ドラマのヒロインは、さまざまな理由で心身が傷ついた子どもたちを受け入れる、児童ケアセンターの職員である児童心理司の氷崎游子(松雪泰子)である。
氷崎が帰宅するたびに、手をしつこいほどに洗うシーンが何度も挿入される。事件の現場に姿を現す、そして、現場に仮設された献花台に花を供える。
一家がすべてなくなった事件の家族になにがあったのかは、これから明らかにされるのだろう。
ドラマは、馬見原や氷崎をはじめ、登場人物たちがそれぞれ家族の問題を抱えていることが描かれていく。そして、事件に手繰り寄せられるようにして、それぞれが絡み合い、ドラマは織りなされていく。
家族とはなにかを問う
「家族狩り」は、家族とはなにかを問うドラマである。このテーマが重層的に進行する原作をドラマの脚本は忠実に生かしていると思う。登場人物の肩書や役割に、原作とはいささか違いはあるとしても。
氷崎は、アルツハイマー症の父親を抱えている。母がその介護に疲れている。氷崎は仕事で保護したこどもたちを最大限の努力によって、幸せに導こうとしているが、理想はかなわない。
氷崎はかつて、馬見原の非行に走った娘を保護したことがある。娘への愛情が感じられない彼のほほを平手打ちした過去がある。

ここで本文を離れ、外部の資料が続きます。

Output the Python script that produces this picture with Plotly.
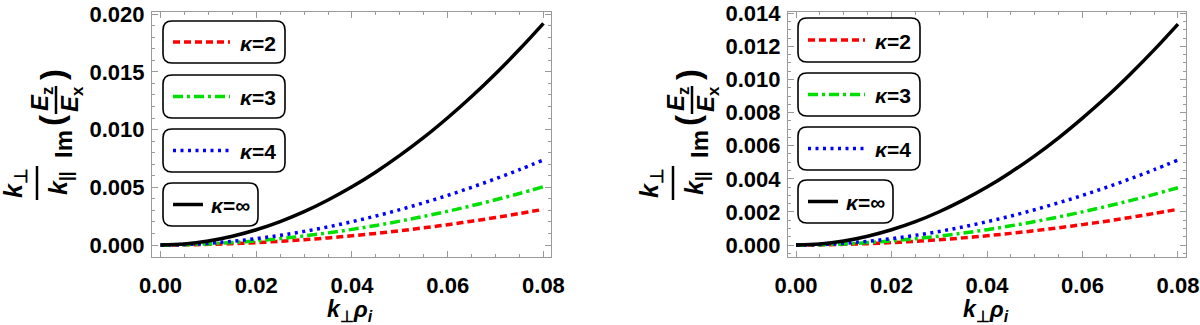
import plotly.graph_objects as go
from plotly.subplots import make_subplots

# ---------------------------------------------------------------------------
# Données
# ---------------------------------------------------------------------------
k_rho = [0.0, 0.005, 0.01, 0.015, 0.02, 0.025, 0.03, 0.035, 0.04,
         0.045, 0.05, 0.055, 0.06, 0.065, 0.07, 0.075, 0.08]

# panneau gauche
left_k2 = [0, 0.000014, 0.000054, 0.000118, 0.000207, 0.00032, 0.000456, 0.000616, 0.0008,
           0.001006, 0.001236, 0.001488, 0.001763, 0.002061, 0.002382, 0.002725, 0.00309]
left_k3 = [0, 0.000026, 0.000097, 0.00021, 0.000362, 0.000554, 0.000783, 0.00105, 0.001353,
           0.001692, 0.002068, 0.002478, 0.002923, 0.003404, 0.003918, 0.004467, 0.00505]
left_k4 = [0, 0.000041, 0.000151, 0.000322, 0.000552, 0.000837, 0.001178, 0.00157, 0.002017,
           0.002513, 0.00306, 0.00366, 0.0043, 0.005, 0.00574, 0.00653, 0.00737]
left_kinf = [0, 0.00009, 0.00035, 0.00076, 0.00132, 0.00203, 0.00289, 0.0039, 0.00504,
             0.00633, 0.00776, 0.00932, 0.01103, 0.01287, 0.01485, 0.01696, 0.01921]

# panneau droit
right_k2 = [0, 0.00001, 0.000038, 0.000082, 0.000145, 0.000224, 0.000319, 0.000431, 0.000559,
            0.000703, 0.000864, 0.00104, 0.001232, 0.001441, 0.001665, 0.001905, 0.00216]
right_k3 = [0, 0.000018, 0.000066, 0.000144, 0.000248, 0.000379, 0.000536, 0.000719, 0.000927,
            0.001159, 0.001417, 0.001697, 0.002002, 0.002332, 0.002684, 0.00306, 0.00346]
right_k4 = [0, 0.000029, 0.000105, 0.000224, 0.000385, 0.000583, 0.000821, 0.001094, 0.001406,
            0.001752, 0.002133, 0.002551, 0.002997, 0.003485, 0.004, 0.00455, 0.00514]
right_kinf = [0, 0.00006, 0.00024, 0.00053, 0.00092, 0.00141, 0.00201, 0.00271, 0.0035,
              0.0044, 0.00539, 0.00648, 0.00767, 0.00894, 0.01032, 0.01179, 0.01335]

legend_labels = ["κ=2", "κ=3", "κ=4", "κ=∞"]

W, H = 1200, 325
FONT = "Liberation Sans"
FRAME = "#9a9a9a"

# styles : (couleur, tirets)
STYLES = [
    ("#ff0000", "7px,4px"),
    ("#00e000", "10px,4px,3px,4px"),
    ("#0000ff", "3px,4.5px"),
    ("#000000", "solid"),
]


def px(x):
    return x / W


def py(y):
    return 1 - y / H


def rounded_box(x0, y0, x1, y1, r=9):
    """Rectangle arrondi en coordonnées pixel -> chemin SVG en coordonnées paper."""
    pts = [
        f"M {px(x0 + r)},{py(y0)}",
        f"L {px(x1 - r)},{py(y0)}",
        f"Q {px(x1)},{py(y0)} {px(x1)},{py(y0 + r)}",
        f"L {px(x1)},{py(y1 - r)}",
        f"Q {px(x1)},{py(y1)} {px(x1 - r)},{py(y1)}",
        f"L {px(x0 + r)},{py(y1)}",
        f"Q {px(x0)},{py(y1)} {px(x0)},{py(y1 - r)}",
        f"L {px(x0)},{py(y0 + r)}",
        f"Q {px(x0)},{py(y0)} {px(x0 + r)},{py(y0)}",
        "Z",
    ]
    return " ".join(pts)


fig = make_subplots(rows=1, cols=2)

panels = [
    (1, [left_k2, left_k3, left_k4, left_kinf]),
    (2, [right_k2, right_k3, right_k4, right_kinf]),
]
for col, series in panels:
    for (color, dash), ys in zip(STYLES, series):
        fig.add_trace(go.Scatter(
            x=k_rho, y=ys, mode="lines", showlegend=False,
            line=dict(color=color, width=3.5, dash=dash, shape="spline"),
        ), row=1, col=col)

# ── Axes (cadre Mathematica) ──────────────────────────────────────────
axis_common = dict(
    showgrid=False, zeroline=False, showline=True, linecolor=FRAME, linewidth=1.2,
    mirror="allticks", ticks="inside", ticklen=6, tickcolor=FRAME, tickwidth=1,
    automargin=False,
    tickfont=dict(family=FONT, size=22, color="black", weight="bold"),
)
fig.update_xaxes(**axis_common, tick0=0, dtick=0.02, tickformat=".2f", ticklabelstandoff=8,
                 minor=dict(ticks="inside", ticklen=3, tickcolor=FRAME, dtick=0.005))
fig.update_xaxes(domain=[px(152), px(551)], range=[-0.00178, 0.08158], row=1, col=1)
fig.update_xaxes(domain=[px(788), px(1186)], range=[-0.00168, 0.08168], row=1, col=2)

fig.update_yaxes(**axis_common, tickformat=".3f", ticklabelstandoff=2, domain=[py(257), py(12)])
fig.update_yaxes(range=[-0.00104, 0.02019], tick0=0, dtick=0.005,
                 minor=dict(ticks="inside", ticklen=3, tickcolor=FRAME, dtick=0.001),
                 row=1, col=1)
fig.update_yaxes(range=[-0.000725, 0.01408], tick0=0, dtick=0.002,
                 minor=dict(ticks="inside", ticklen=3, tickcolor=FRAME, dtick=0.0005),
                 row=1, col=2)

shapes = []
annotations = []


def text(x, y, t, size=20, angle=0):
    annotations.append(dict(
        x=px(x), y=py(y), xref="paper", yref="paper", text=t, showarrow=False,
        textangle=angle, xanchor="center", yanchor="middle",
        font=dict(family=FONT, size=size, color="black", weight="bold"),
    ))


# ── Légendes en boîtes arrondies ──────────────────────────────────────
legend_boxes = {
    0: [(163, 21, 285, 63), (163, 75, 285, 118), (163, 129, 285, 172), (163, 183, 258, 226)],
    1: [(798, 18, 920, 62), (798, 73, 920, 116), (798, 127, 920, 170), (798, 180, 893, 223)],
}
for p, boxes in legend_boxes.items():
    for i, (x0, y0, x1, y1) in enumerate(boxes):
        shapes.append(dict(type="path", path=rounded_box(x0, y0, x1, y1), xref="paper", yref="paper",
                           line=dict(color="black", width=1.6), fillcolor="rgba(0,0,0,0)"))
        color, dash = STYLES[i]
        yc = (y0 + y1) / 2
        if i < 3:
            lx0, lx1, tx = x0 + 10, x0 + 67, x0 + 95
        else:
            lx0, lx1, tx = x0 + 10, x0 + 40, x0 + 67
        shapes.append(dict(type="line", xref="paper", yref="paper",
                           x0=px(lx0), x1=px(lx1), y0=py(yc), y1=py(yc),
                           line=dict(color=color, width=3.5, dash=dash)))
        lab = legend_labels[i].replace("κ", "<i>κ</i>")
        text(tx, yc + 1, lab, size=21)

# ── Titres des axes ───────────────────────────────────────────────────
for x_off in (0, 636):
    # titre x
    text(350 + x_off, 310, "<i>k</i><sub>⊥</sub><i>ρ</i><sub><i>i</i></sub>", size=23)
    # titre y : k⊥/k|| Im(Ez/Ex), tourné
    text(15 + x_off, 183, "<i>k</i><sub>⊥</sub>", size=25, angle=-90)
    text(60 + x_off, 183, "<i>k</i><sub>||</sub>", size=25, angle=-90)
    shapes.append(dict(type="line", xref="paper", yref="paper",
                       x0=px(37 + x_off), x1=px(37 + x_off), y0=py(166), y1=py(200),
                       line=dict(color="black", width=2.5)))
    text(63 + x_off, 144, "Im", size=24, angle=-90)
    text(52 + x_off, 121, "(", size=33, angle=-90)
    text(52 + x_off, 75, ")", size=33, angle=-90)
    text(41 + x_off, 99, "<i>E</i><sub>z</sub>", size=24, angle=-90)
    text(71 + x_off, 99, "<i>E</i><sub>x</sub>", size=24, angle=-90)
    shapes.append(dict(type="line", xref="paper", yref="paper",
                       x0=px(56 + x_off), x1=px(56 + x_off), y0=py(86), y1=py(114),
                       line=dict(color="black", width=2.5)))

fig.update_layout(
    width=W, height=H,
    margin=dict(l=0, r=0, t=0, b=0, autoexpand=False),
    plot_bgcolor="white", paper_bgcolor="white",
    showlegend=False,
    shapes=shapes, annotations=annotations,
)

# la page a une marge de 8 px par défaut : on la supprime
fig.write_html("out.html", config={"displayModeBar": False},
               post_script="document.body.style.margin='0';")
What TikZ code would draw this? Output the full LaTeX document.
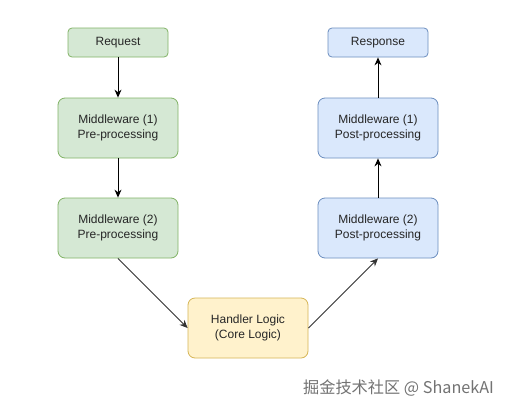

馬見原は息子を失い、そのために妻は精神疾患になり入院している。娘は家を出て結婚した。妻の入院中に、かかわりあった暴力団の妻と関係ができて、その息子に「お父さん」と呼ばれている。
氷崎と馬見原とからみあうのが、私立高校の美術教師の巣藤浚介(伊藤淳史)である。
巣藤は世田谷の事件が発覚する前日の夜、隣家の悲鳴を聞きながら、同棲状態の恋人に「猫よ。なにかあったら誰かが警察に知らせるでしょ」といわれて、通報しなかった負い目があった。
マンションから現場をのぞき込む巣藤に馬見原は気づいて、聞き込みで問い詰める。